Data provided:
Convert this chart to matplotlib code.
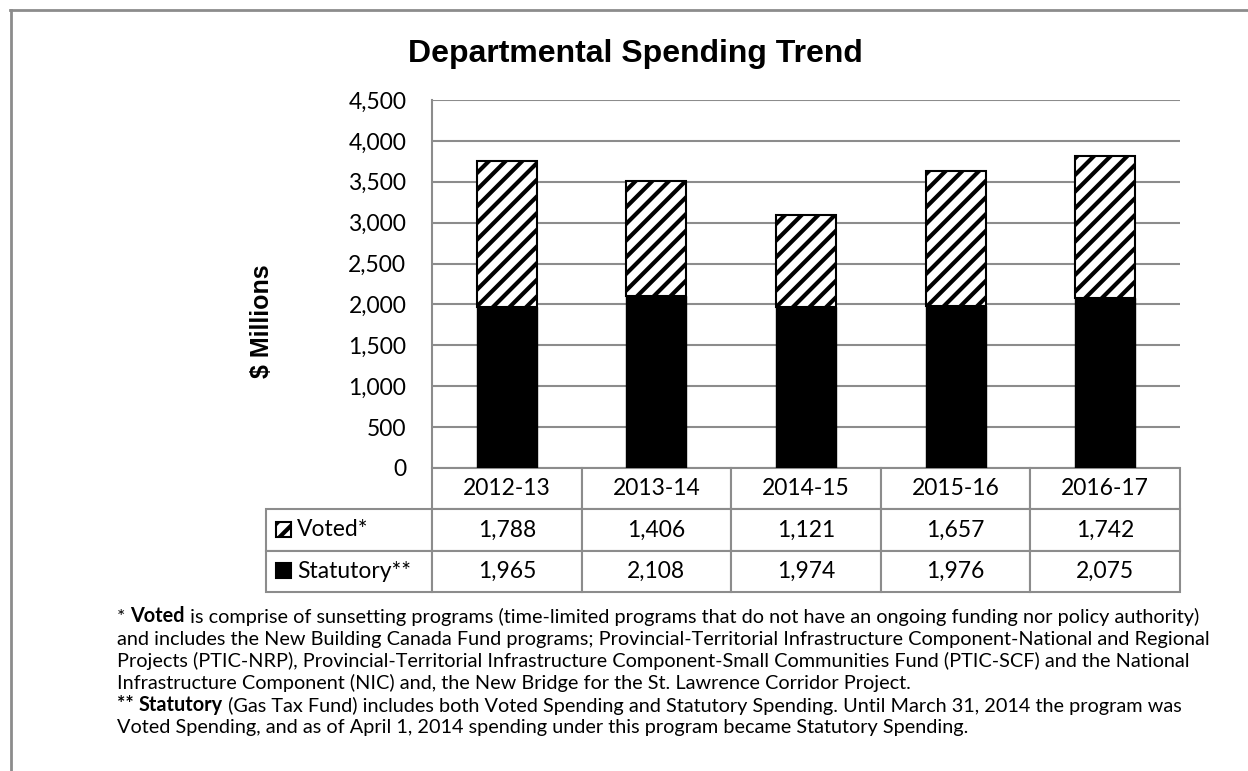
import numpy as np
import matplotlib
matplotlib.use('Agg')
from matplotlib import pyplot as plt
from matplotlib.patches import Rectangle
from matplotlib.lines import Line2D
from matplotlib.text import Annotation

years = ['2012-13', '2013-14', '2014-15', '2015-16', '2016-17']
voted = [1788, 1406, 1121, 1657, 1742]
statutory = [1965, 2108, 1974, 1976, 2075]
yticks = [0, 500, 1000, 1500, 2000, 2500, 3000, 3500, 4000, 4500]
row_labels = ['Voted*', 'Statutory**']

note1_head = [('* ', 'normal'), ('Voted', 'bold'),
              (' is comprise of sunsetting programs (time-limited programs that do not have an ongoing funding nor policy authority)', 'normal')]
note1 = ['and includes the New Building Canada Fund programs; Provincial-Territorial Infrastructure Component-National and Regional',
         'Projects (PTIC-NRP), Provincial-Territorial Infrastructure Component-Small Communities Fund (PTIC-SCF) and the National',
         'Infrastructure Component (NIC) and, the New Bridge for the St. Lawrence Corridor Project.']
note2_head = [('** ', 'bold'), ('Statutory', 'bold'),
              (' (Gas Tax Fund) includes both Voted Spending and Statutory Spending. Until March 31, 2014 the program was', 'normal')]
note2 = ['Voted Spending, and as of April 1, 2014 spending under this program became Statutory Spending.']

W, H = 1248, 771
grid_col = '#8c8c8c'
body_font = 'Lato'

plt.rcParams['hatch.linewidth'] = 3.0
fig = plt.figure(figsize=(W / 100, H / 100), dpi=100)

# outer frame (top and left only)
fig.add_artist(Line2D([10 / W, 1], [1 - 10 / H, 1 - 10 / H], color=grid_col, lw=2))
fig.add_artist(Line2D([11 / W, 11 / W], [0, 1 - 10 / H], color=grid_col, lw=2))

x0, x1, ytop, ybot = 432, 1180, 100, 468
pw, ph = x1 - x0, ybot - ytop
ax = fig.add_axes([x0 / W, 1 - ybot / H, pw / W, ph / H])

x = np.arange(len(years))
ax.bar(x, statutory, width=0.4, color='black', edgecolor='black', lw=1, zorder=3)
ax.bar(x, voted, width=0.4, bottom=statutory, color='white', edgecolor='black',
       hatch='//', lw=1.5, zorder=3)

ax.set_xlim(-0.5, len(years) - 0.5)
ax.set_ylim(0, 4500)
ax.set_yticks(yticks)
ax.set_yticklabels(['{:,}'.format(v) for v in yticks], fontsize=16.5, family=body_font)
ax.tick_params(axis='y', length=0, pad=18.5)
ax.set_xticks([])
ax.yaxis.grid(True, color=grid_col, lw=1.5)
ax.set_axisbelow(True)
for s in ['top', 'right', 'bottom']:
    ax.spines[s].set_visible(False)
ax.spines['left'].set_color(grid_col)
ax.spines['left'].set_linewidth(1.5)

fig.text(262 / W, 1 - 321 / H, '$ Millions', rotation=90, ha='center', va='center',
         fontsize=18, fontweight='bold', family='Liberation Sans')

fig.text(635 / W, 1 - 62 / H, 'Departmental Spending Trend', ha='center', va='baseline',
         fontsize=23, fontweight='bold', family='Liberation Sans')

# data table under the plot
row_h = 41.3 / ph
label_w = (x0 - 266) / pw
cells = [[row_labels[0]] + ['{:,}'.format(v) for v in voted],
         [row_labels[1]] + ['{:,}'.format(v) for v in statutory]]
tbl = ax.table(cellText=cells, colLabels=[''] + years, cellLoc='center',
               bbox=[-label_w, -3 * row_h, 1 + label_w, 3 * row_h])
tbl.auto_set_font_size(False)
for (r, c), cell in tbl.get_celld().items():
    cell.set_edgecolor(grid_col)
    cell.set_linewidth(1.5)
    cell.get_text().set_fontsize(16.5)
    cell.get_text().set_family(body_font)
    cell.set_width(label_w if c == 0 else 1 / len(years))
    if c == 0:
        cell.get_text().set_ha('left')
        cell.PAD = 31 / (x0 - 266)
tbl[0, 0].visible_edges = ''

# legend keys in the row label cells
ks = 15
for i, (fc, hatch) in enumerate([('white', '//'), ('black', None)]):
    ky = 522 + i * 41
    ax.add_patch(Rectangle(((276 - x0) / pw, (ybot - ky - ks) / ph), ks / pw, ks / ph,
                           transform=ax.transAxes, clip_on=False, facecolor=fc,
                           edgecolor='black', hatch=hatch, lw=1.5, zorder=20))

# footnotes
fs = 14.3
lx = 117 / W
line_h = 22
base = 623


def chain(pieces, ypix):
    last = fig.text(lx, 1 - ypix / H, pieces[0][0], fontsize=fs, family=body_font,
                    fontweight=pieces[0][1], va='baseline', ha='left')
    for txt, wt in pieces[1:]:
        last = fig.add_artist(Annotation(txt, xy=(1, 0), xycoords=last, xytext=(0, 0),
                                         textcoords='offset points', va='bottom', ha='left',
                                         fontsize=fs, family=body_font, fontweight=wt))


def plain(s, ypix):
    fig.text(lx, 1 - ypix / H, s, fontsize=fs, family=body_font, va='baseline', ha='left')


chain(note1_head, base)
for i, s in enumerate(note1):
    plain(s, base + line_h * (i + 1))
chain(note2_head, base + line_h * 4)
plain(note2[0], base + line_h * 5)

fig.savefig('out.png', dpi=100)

The request: Scan the data above and copy every line with "matplotlib" in it.

Result:
Convert this chart to matplotlib code.
import matplotlib
matplotlib.use('Agg')
from matplotlib import pyplot as plt
from matplotlib.patches import Rectangle
from matplotlib.lines import Line2D
from matplotlib.text import Annotation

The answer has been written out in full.